There will be no mail delivery and federal courts will be closed Monday along with many banks for the federal Columbus Day holiday.

City and county offices will be closed Monday, including libraries, for Indigenous Peoples Day.

Los Angeles Unified School District schools will be open. Metro buses and trains will run on a regular schedule, along with Metrolink trains.

Los Angeles County courts will be open.
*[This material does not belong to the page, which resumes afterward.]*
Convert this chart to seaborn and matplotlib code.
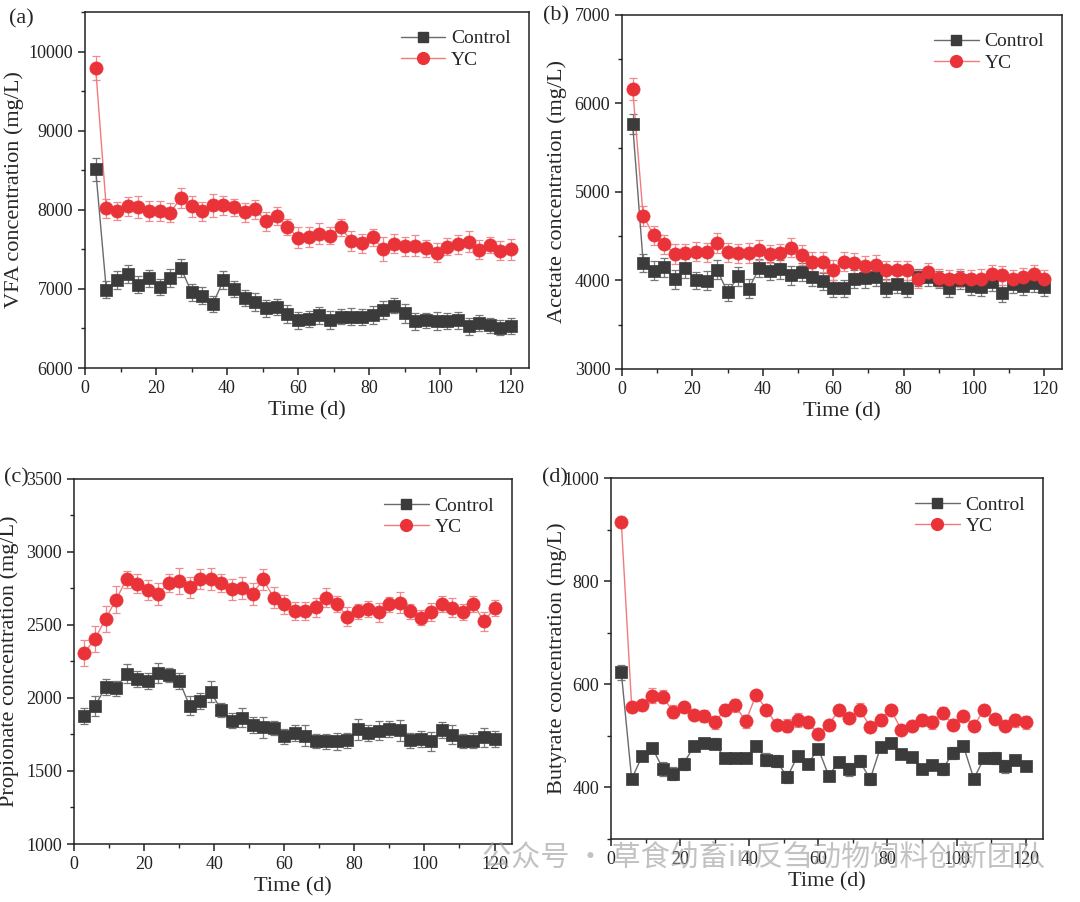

They were closed Sept. 22 for Native American Day.

A 2017 ordinance declared the second Monday in October in Los Angeles as Indigenous Peoples Day, replacing Columbus Day as a holiday on the city calendar.

The Los Angeles County Board of Supervisors also voted in 2017 to declare the second Monday in October as Indigenous Peoples Day, replacing Columbus Day as a holiday on the county calendar.

The Oct. 12, 1492, sighting of land by a sailor on board the Pinta during Christopher Columbus‘ first voyage to the Americas was first marked as a holiday in 1892.

President Benjamin Harrison declared Oct. 21, 1892, “as a general holiday for the people of the United States” to celebrate the 400th anniversary of Columbus’ discovery of America following passage of a joint resolution by both houses of Congress.

The resolution came in response to a lynching in New Orleans, where a mob had killed 11 Italian immigrants.

In his proclamation declaring Monday as Columbus Day, President Joe Biden made reference to the killings, saying, “For so many people across our country, that first Columbus Day was a way to honor the lives that had been lost and to celebrate the hope, possibilities and ingenuity Italian Americans have contributed to our country since before the birth of our republic.

“More than a century later, we mark Columbus Day with that purpose — celebrating the heritage of Italian Americans, whose hands helped build our nation and whose hearts have always carried faith in the American dream.”

In 1907, Colorado became the first state to declare Columbus Day a holiday.

Columbus Day became a federal holiday in 1968, celebrated on the second Monday in October under the Uniform Monday Holiday Act.